● Material provided
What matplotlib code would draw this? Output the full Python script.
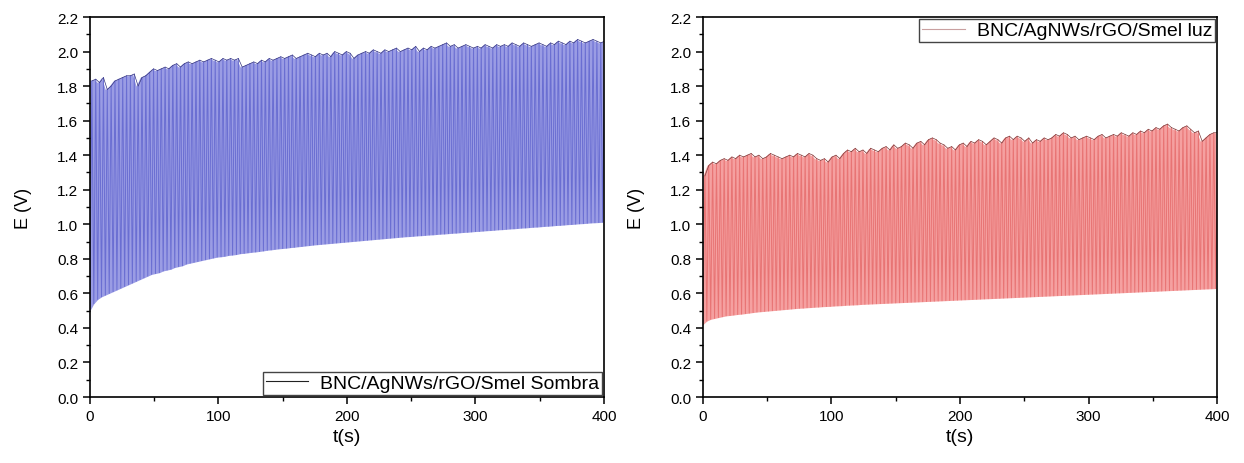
import numpy as np
import matplotlib.pyplot as plt
from matplotlib.lines import Line2D
from matplotlib.ticker import MultipleLocator

plt.rcParams['font.family'] = ['Liberation Sans', 'DejaVu Sans']

# one charge/discharge cycle every 3 s: trough at t, peak half a period later
period = 3.0

# left panel (Sombra): peak and trough of every cycle
sombra_peak = [
    1.83, 1.84, 1.82, 1.85, 1.78, 1.80, 1.83, 1.84, 1.85, 1.86,
    1.86, 1.87, 1.80, 1.85, 1.86, 1.88, 1.90, 1.89, 1.90, 1.91,
    1.90, 1.92, 1.93, 1.91, 1.93, 1.94, 1.93, 1.94, 1.95, 1.94,
    1.95, 1.96, 1.95, 1.94, 1.96, 1.95, 1.96, 1.95, 1.96, 1.91,
    1.92, 1.93, 1.94, 1.93, 1.95, 1.94, 1.96, 1.95, 1.96, 1.97,
    1.96, 1.97, 1.98, 1.96, 1.97, 1.98, 1.99, 1.98, 1.97, 1.99,
    1.98, 1.99, 1.97, 2.00, 1.99, 1.98, 2.00, 1.99, 1.96, 1.98,
    1.99, 2.00, 1.99, 2.01, 2.00, 1.99, 2.01, 2.00, 2.01, 2.02,
    2.00, 2.01, 2.02, 2.01, 2.03, 2.00, 2.02, 2.01, 2.03, 2.02,
    2.03, 2.04, 2.05, 2.03, 2.04, 2.02, 2.03, 2.04, 2.03, 2.02,
    2.03, 2.02, 2.04, 2.03, 2.02, 2.04, 2.03, 2.04, 2.03, 2.05,
    2.04, 2.03, 2.05, 2.04, 2.03, 2.04, 2.05, 2.04, 2.03, 2.05,
    2.04, 2.06, 2.05, 2.04, 2.06, 2.05, 2.07, 2.06, 2.05, 2.06,
    2.07, 2.06, 2.05, 2.06,
]
sombra_trough = [
    0.500, 0.540, 0.565, 0.580, 0.590, 0.600, 0.610, 0.620, 0.630, 0.640,
    0.650, 0.660, 0.670, 0.680, 0.690, 0.700, 0.710, 0.715, 0.720, 0.730,
    0.735, 0.740, 0.750, 0.755, 0.760, 0.770, 0.775, 0.780, 0.785, 0.790,
    0.795, 0.800, 0.805, 0.810, 0.812, 0.815, 0.820, 0.822, 0.825, 0.830,
    0.832, 0.835, 0.838, 0.840, 0.843, 0.846, 0.850, 0.852, 0.855, 0.858,
    0.860, 0.862, 0.865, 0.867, 0.870, 0.872, 0.875, 0.877, 0.880, 0.882,
    0.884, 0.886, 0.888, 0.890, 0.892, 0.894, 0.896, 0.898, 0.900, 0.902,
    0.904, 0.906, 0.908, 0.910, 0.912, 0.914, 0.916, 0.918, 0.920, 0.922,
    0.924, 0.926, 0.928, 0.929, 0.931, 0.933, 0.934, 0.936, 0.938, 0.939,
    0.941, 0.943, 0.944, 0.946, 0.948, 0.949, 0.951, 0.953, 0.954, 0.956,
    0.958, 0.959, 0.961, 0.963, 0.964, 0.966, 0.968, 0.969, 0.971, 0.973,
    0.974, 0.976, 0.978, 0.979, 0.981, 0.983, 0.984, 0.986, 0.988, 0.989,
    0.991, 0.993, 0.994, 0.996, 0.998, 0.999, 1.001, 1.003, 1.004, 1.006,
    1.008, 1.009, 1.010, 1.012,
]

# right panel (luz)
luz_peak = [
    1.28, 1.34, 1.36, 1.35, 1.37, 1.38, 1.37, 1.39, 1.38, 1.40,
    1.39, 1.40, 1.41, 1.39, 1.40, 1.38, 1.39, 1.41, 1.40, 1.39,
    1.38, 1.39, 1.40, 1.39, 1.41, 1.40, 1.39, 1.41, 1.40, 1.38,
    1.37, 1.38, 1.36, 1.39, 1.40, 1.38, 1.41, 1.43, 1.42, 1.44,
    1.42, 1.43, 1.41, 1.44, 1.43, 1.42, 1.44, 1.45, 1.43, 1.46,
    1.44, 1.45, 1.47, 1.46, 1.44, 1.47, 1.48, 1.46, 1.49, 1.50,
    1.49, 1.47, 1.46, 1.44, 1.45, 1.43, 1.46, 1.47, 1.45, 1.48,
    1.47, 1.49, 1.48, 1.46, 1.48, 1.50, 1.49, 1.47, 1.50, 1.51,
    1.49, 1.51, 1.50, 1.48, 1.50, 1.47, 1.49, 1.48, 1.50, 1.49,
    1.50, 1.52, 1.51, 1.53, 1.52, 1.50, 1.51, 1.49, 1.50, 1.51,
    1.50, 1.49, 1.51, 1.52, 1.50, 1.51, 1.52, 1.51, 1.53, 1.52,
    1.51, 1.53, 1.52, 1.54, 1.53, 1.55, 1.54, 1.56, 1.55, 1.57,
    1.58, 1.56, 1.55, 1.54, 1.56, 1.57, 1.55, 1.53, 1.54, 1.48,
    1.50, 1.52, 1.53, 1.53,
]
luz_trough = [
    0.420, 0.440, 0.450, 0.455, 0.460, 0.465, 0.470, 0.472, 0.475, 0.478,
    0.480, 0.483, 0.486, 0.489, 0.492, 0.494, 0.496, 0.498, 0.500, 0.502,
    0.504, 0.506, 0.508, 0.510, 0.512, 0.514, 0.515, 0.517, 0.518, 0.520,
    0.521, 0.523, 0.524, 0.525, 0.527, 0.528, 0.529, 0.531, 0.532, 0.533,
    0.534, 0.536, 0.537, 0.538, 0.539, 0.540, 0.541, 0.542, 0.543, 0.544,
    0.545, 0.546, 0.547, 0.548, 0.549, 0.550, 0.551, 0.552, 0.553, 0.554,
    0.555, 0.556, 0.557, 0.558, 0.559, 0.560, 0.561, 0.562, 0.563, 0.564,
    0.565, 0.566, 0.567, 0.568, 0.569, 0.570, 0.571, 0.572, 0.573, 0.574,
    0.575, 0.576, 0.577, 0.578, 0.579, 0.580, 0.581, 0.582, 0.583, 0.584,
    0.585, 0.586, 0.587, 0.588, 0.589, 0.590, 0.591, 0.592, 0.593, 0.594,
    0.595, 0.596, 0.597, 0.598, 0.599, 0.600, 0.601, 0.602, 0.603, 0.604,
    0.605, 0.606, 0.607, 0.608, 0.609, 0.610, 0.611, 0.612, 0.613, 0.614,
    0.615, 0.616, 0.617, 0.618, 0.619, 0.620, 0.621, 0.622, 0.623, 0.624,
    0.625, 0.626, 0.627, 0.628,
]

labels = ["BNC/AgNWs/rGO/Smel Sombra", "BNC/AgNWs/rGO/Smel luz"]


def zigzag(trough, peak):
    n = len(trough)
    t0 = np.arange(n) * period
    x = np.empty(2 * n)
    y = np.empty(2 * n)
    x[0::2] = t0
    x[1::2] = t0 + period / 2
    y[0::2] = trough
    y[1::2] = peak
    return t0, x, y


fig = plt.figure(figsize=(12.44, 4.64), dpi=100)
ax1 = fig.add_axes([0.0723, 0.1422, 0.4132, 0.819])
ax2 = fig.add_axes([0.5651, 0.1422, 0.4132, 0.819])

# (axes, troughs, peaks, fill, stripe, top edge, legend line, label, legend loc)
panels = [
    (ax1, sombra_trough, sombra_peak, '#9a9ce4', '#6a6ed2', '#34347e',
     '#222222', labels[0], 'lower right'),
    (ax2, luz_trough, luz_peak, '#f5a0a0', '#e87474', '#7a3838',
     '#c9a0a0', labels[1], 'upper right'),
]

for ax, lo, hi, fillc, linec, topc, legcol, lab, loc in panels:
    t0, x, y = zigzag(lo, hi)
    ax.fill_between(t0, lo, hi, color=fillc, lw=0)
    ax.plot(x, y, color=linec, lw=0.7)
    ax.plot(t0 + period / 2, hi, color=topc, lw=0.5)
    ax.set_xlim(0, 400)
    ax.set_ylim(0, 2.2)
    ax.xaxis.set_major_locator(MultipleLocator(100))
    ax.xaxis.set_minor_locator(MultipleLocator(50))
    ax.yaxis.set_major_locator(MultipleLocator(0.2))
    ax.yaxis.set_minor_locator(MultipleLocator(0.1))
    ax.yaxis.set_major_formatter(plt.FormatStrFormatter('%.1f'))
    ax.tick_params(which='major', direction='out', length=5, width=1.1, labelsize=11)
    ax.tick_params(which='minor', direction='out', length=3, width=1.0)
    for sp in ax.spines.values():
        sp.set_linewidth(1.2)
    ax.set_xlabel('t(s)', fontsize=14, labelpad=4)
    ax.set_ylabel('E (V)', fontsize=13, labelpad=18)
    handle = Line2D([], [], color=legcol, lw=0.8)
    leg = ax.legend([handle], [lab], loc=loc, fontsize=14, fancybox=False,
                    borderaxespad=0.1, handlelength=2.2, borderpad=0.15,
                    handletextpad=0.6, framealpha=1)
    leg.get_frame().set_edgecolor('#444444')
    leg.get_frame().set_linewidth(1.0)

fig.savefig('out.png', dpi=100)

● Short exercise
Copy nothing but the lines from the first one in the listing through the line with "period = 3.0", and omit the pictures.

● Full solution
What matplotlib code would draw this? Output the full Python script.
import numpy as np
import matplotlib.pyplot as plt
from matplotlib.lines import Line2D
from matplotlib.ticker import MultipleLocator

plt.rcParams['font.family'] = ['Liberation Sans', 'DejaVu Sans']

# one charge/discharge cycle every 3 s: trough at t, peak half a period later
period = 3.0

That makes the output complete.